Lizzie nodded, though she didn’t detect it herself. She wanted to hear more about Rose and London and Mr. Cohen, but she didn’t dare ask.
Rose straightened. “I wish I had been more generous toward him,” she said. “But it wasn’t a time in my life where gratitude or kindness came naturally.”
“I understand that,” Lizzie said. She was in her father’s house, a kid again, ignoring Joseph, staring at The Bellhop, thinking, How did I get here?
“I know you do,” Rose said. She stooped to examine a plant with prickly leaves. “Your father loved you very much,” she said.
Lizzie felt a chill out in the bright Southern California sun. “Thank you for saying that,” she finally said. “I loved him too.” She was afraid that if she looked at Rose, she would start crying.
“He knew. He really loved you. I didn’t know him all that well, but I know that.”
“Thank you,” Lizzie said, nodding fast.
“It’s the truth,” Rose said. “You need to remember.” She tucked the loose end beneath the rest of her scarf, and gestured down the brick path. “Shall we?” They picked up the pace in silence. Then Rose spoke: “I heard you were once engaged.” She said this as if passing along a small piece of useful news.
“You did?” Lizzie said as heat rose to her cheeks.
“Your father mentioned it. You’re surprised.”
“A little,” Lizzie said. It both gladdened and unnerved her, to think of Joseph talking about her and Ben. “What did he say?”
“Only that you had been engaged and that you had ended it.” Rose spoke the words so evenly that Lizzie became convinced she meant something else entirely. Did she think Lizzie was the type who couldn’t make a commitment? Did Joseph tell her that he thought his daughter was being unrealistic? That was the gist of what he’d said to Lizzie. Oh, he said, I knew things were hard, but I had no idea it was that bad. Are you sure? Because no matter who it is, you’ll always have to compromise.

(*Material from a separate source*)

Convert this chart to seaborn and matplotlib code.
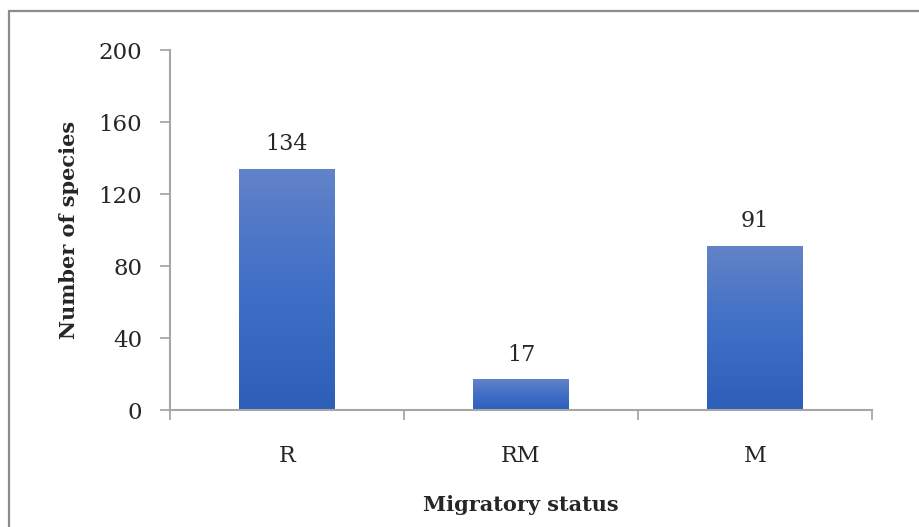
import numpy as np
import pandas as pd
import matplotlib
matplotlib.use("Agg")
import matplotlib.pyplot as plt
from matplotlib.colors import LinearSegmentedColormap
from matplotlib.lines import Line2D
import seaborn as sns

# data
status = ["R", "RM", "M"]
n_species = [134, 17, 91]
y_ticks = [0, 40, 80, 120, 160, 200]

df = pd.DataFrame({"Migratory status": status, "Number of species": n_species})

sns.set_style("white")
plt.rcParams["font.family"] = ["DejaVu Serif"]

fig = plt.figure(figsize=(9.2, 5.27), dpi=100)
ax = fig.add_axes([0.1848, 0.222, 0.763, 0.683])

ax = sns.barplot(data=df, x="Migratory status", y="Number of species",
                 color="#4472C4", width=0.41, ax=ax)

# gradient fill, lighter on top like the office chart
grad = LinearSegmentedColormap.from_list("g", ["#2E5FB8", "#3F6FC6", "#6283C8"])
ax.set_ylim(0, 200)
ax.set_xlim(-0.5, 2.5)
for p in list(ax.patches):
    x0, w, h = p.get_x(), p.get_width(), p.get_height()
    img = ax.imshow(np.linspace(0, 1, 256).reshape(-1, 1), cmap=grad,
                    origin="lower", aspect="auto",
                    extent=[x0, x0 + w, 0, h], zorder=2)
    img.set_clip_path(p)
    p.set_facecolor("none")
    p.set_edgecolor("none")
    ax.annotate(f"{int(h)}", (x0 + w / 2, h), xytext=(0, 10),
                textcoords="offset points", ha="center", va="bottom",
                fontsize=16)
ax.set_xlim(-0.5, 2.5)
ax.set_ylim(0, 200)

ax.set_yticks(y_ticks)
ax.set_xticks([-0.5, 0.5, 1.5, 2.5], minor=True)
ax.tick_params(axis="x", which="major", length=0, pad=25, labelsize=16)
ax.tick_params(axis="x", which="minor", length=7, width=1.2, color="#A0A0A0",
               direction="out", bottom=True)
ax.tick_params(axis="y", length=7, width=1.2, color="#A0A0A0", direction="out",
               left=True, pad=13, labelsize=16.5)

sns.despine(ax=ax)
for s in ["left", "bottom"]:
    ax.spines[s].set_color("#A6A6A6")
    ax.spines[s].set_linewidth(1.5)

ax.set_xlabel("Migratory status", fontsize=15, fontweight="bold", labelpad=20)
ax.set_ylabel("Number of species", fontsize=15, fontweight="bold", labelpad=14)

# grey frame of the chart area (only top and left edges fall inside the crop)
fig.lines.append(Line2D([0.0103, 1.0], [0.980, 0.980], transform=fig.transFigure,
                        color="#8C8C8C", linewidth=1.6))
fig.lines.append(Line2D([0.0103, 0.0103], [0.0, 0.980], transform=fig.transFigure,
                        color="#8C8C8C", linewidth=1.6))

fig.savefig("out.png", dpi=100)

It hadn’t been one of her finer moments; she’d turned it back on him. “Is that what you did with Mom, compromise?” And they were off to the races. You have no idea what happened with your mother, he said. You have no idea what I think about anything! Lizzie could remember shrieking, fourteen again.
“I do remember him saying that he was glad you had called it off beforehand, glad that you hadn’t decided six months after the fact that you’d made a mistake. But he was disappointed.”
“He liked Ben,” Lizzie said. It was such a simple, innocuous statement, and yet her throat tightened up. “Everyone liked Ben.”